The Mayan Long Count is used to record dates over long periods of times. It is
a permutation count, like the Calendar Round, based on the Mayan *visegismal* numbering system. It differs from the pure use of the Mayan mathematical system
in that a count of 18, instead of 20, in the second place, gives a unit of 360 days,
close to a year. The short month of 5 days is eliminated to preserve the pure cyclic
nature of the count.
The long count cycles are:

20 kins | equal | 1 uinal or 20 days |

18 uinals | equal | 1 tun or 360 days |

20 tuns | equal | 1 katun or 7,200 days |

20 katuns | equal | 1 baktun or 144,000 days |

Long counts inscribed on Mayan monuments consist of the cycles shown above, listed
from top to bottom in descending order of length, each with a numerical coefficient
specifying the number of each unit in the date. The sum of the number of days
specified by this count yields the number of days passed since the beginning of the last
Great Cycle.

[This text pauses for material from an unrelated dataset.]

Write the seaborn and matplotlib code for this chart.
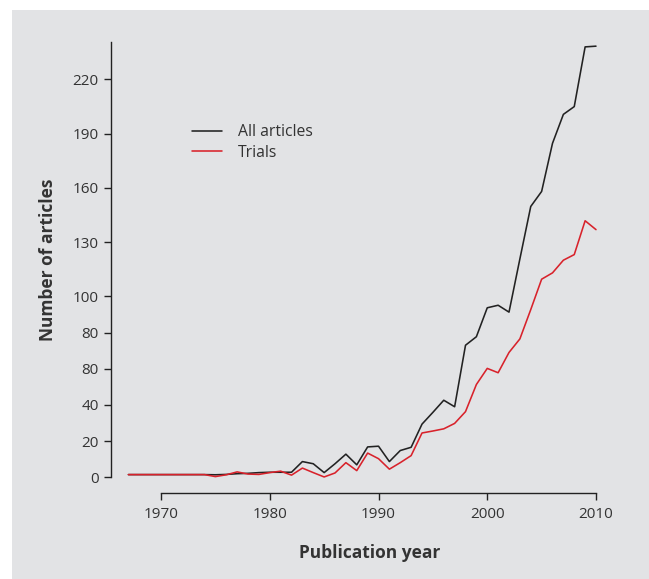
import matplotlib
matplotlib.use("Agg")
import matplotlib.pyplot as plt
from matplotlib.patches import Rectangle
import seaborn as sns
import pandas as pd

# ----------------- DATA -----------------
years = list(range(1967, 2011))

all_articles = [1.5, 1.5, 1.5, 1.5, 1.5, 1.5, 1.5, 1.5, 1.4, 1.6,
                2.0, 2.2, 2.6, 2.8, 2.8, 2.8, 8.7, 7.5, 2.6, 7.5,
                12.8, 6.9, 16.8, 17.2, 8.7, 14.8, 16.6, 29.4, 35.9, 42.6,
                39.0, 73.0, 77.7, 93.7, 95.1, 91.3, 120.7, 149.7, 158.0, 184.6,
                200.6, 204.9, 237.9, 238.3]

trials = [1.5, 1.5, 1.5, 1.5, 1.5, 1.5, 1.5, 1.5, 0.4, 1.4,
          3.0, 1.8, 1.6, 2.6, 3.4, 1.2, 5.1, 2.6, 0.2, 2.4,
          8.1, 3.7, 13.4, 10.3, 4.5, 8.1, 12.0, 24.5, 25.6, 26.8,
          29.8, 36.3, 51.3, 60.2, 57.8, 69.0, 76.5, 92.7, 109.5, 113.0,
          120.0, 123.1, 141.8, 136.9]

series_names = ["All articles", "Trials"]
series_colors = ["#222222", "#d8222b"]

x_ticks = [1970, 1980, 1990, 2000, 2010]
y_ticks = [0, 20, 40, 60, 80, 100, 130, 160, 190, 220]
# labels exactly as printed on the original figure
y_tick_labels = ["0", "20", "40", "80", "80", "100", "130", "160", "190", "220"]

# ----------------- BUILD FRAME -----------------
df = pd.DataFrame({
    "year": years * 2,
    "count": all_articles + trials,
    "series": [series_names[0]] * len(years) + [series_names[1]] * len(years),
})

# ----------------- PLOT -----------------
sns.set_theme(style="ticks")
plt.rcParams["font.family"] = ["Open Sans", "DejaVu Sans"]

W, H = 649, 579
fig = plt.figure(figsize=(W / 100, H / 100), dpi=100, facecolor="white")
bg = "#e2e3e5"
fig.patches.append(Rectangle((12 / W, -0.05), 1.1, 1.05 - 10 / H, transform=fig.transFigure,
                             facecolor=bg, edgecolor="none", zorder=-10))

ax = fig.add_axes([111 / W, 1 - 493 / H, (601 - 111) / W, (493 - 42) / H])
ax.set_facecolor("none")

sns.lineplot(data=df, x="year", y="count", hue="series",
             palette=dict(zip(series_names, series_colors)),
             linewidth=1.15, ax=ax)

ax.set_xlim(1965.4, 2010.46)
ax.set_ylim(-8.67, 240.6)

for side in ["top", "right"]:
    ax.spines[side].set_visible(False)
ax.spines["bottom"].set_bounds(1970, 2010)
ax.spines["left"].set_bounds(0, 240.6)
for side in ["bottom", "left"]:
    ax.spines[side].set_color("#222222")
    ax.spines[side].set_linewidth(1.0)

ax.set_xticks(x_ticks)
ax.set_xticklabels([str(t) for t in x_ticks])
ax.set_yticks(y_ticks)
ax.set_yticklabels(y_tick_labels)
ax.tick_params(axis="both", direction="out", length=5, width=1.0, color="#222222",
               labelsize=11, labelcolor="#333333", pad=4)
ax.tick_params(axis="x", pad=5)

ax.set_xlabel("")
ax.set_ylabel("")
fig.text(370 / W, 1 - 553 / H, "Publication year", ha="center", va="center",
         fontsize=12.5, fontweight="bold", color="#333333")
fig.text(48 / W, 1 - 260 / H, "Number of articles", ha="center", va="center",
         rotation=90, fontsize=12.5, fontweight="bold", color="#333333")

ax.legend(loc="upper left", bbox_to_anchor=(192 / W, 1 - 124 / H),
          bbox_transform=fig.transFigure, frameon=False, fontsize=11.3,
          handlelength=1.9, handletextpad=1.0, labelspacing=0.3,
          borderpad=0, borderaxespad=0, title=None)
for t in ax.get_legend().get_texts():
    t.set_color("#333333")

fig.savefig("out.png", dpi=100, facecolor=fig.get_facecolor())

A great Cycle has a length of 13 *baktuns*. It is currently
believed (according to the Thompson correlation) that the last Great Cycle
began on 13 August 3114 BC (Gregorian calendar).

A long count of :

8 baktuns | or | 1,152,000 days |

11 katuns | or | 79,200 days |

15 tuns | or | 5,400 days |

3 uinals | or | 60 days |

18 kins | or | 18 days |

corresponds to 1,236,678 days since the close of the last Great Cycle. In the Calendar Round this corresponds to 5 Etznab 1 Zip. In articles where Long Count dates are given, you would see this date expressed in the shorthand notation 8.11.15.3.18. This date corresponds to Wednesday, July 9, 273 AD in the Gregorian calendar.

The Long Count was widely used in Mesoamerica in Classic and earlier times.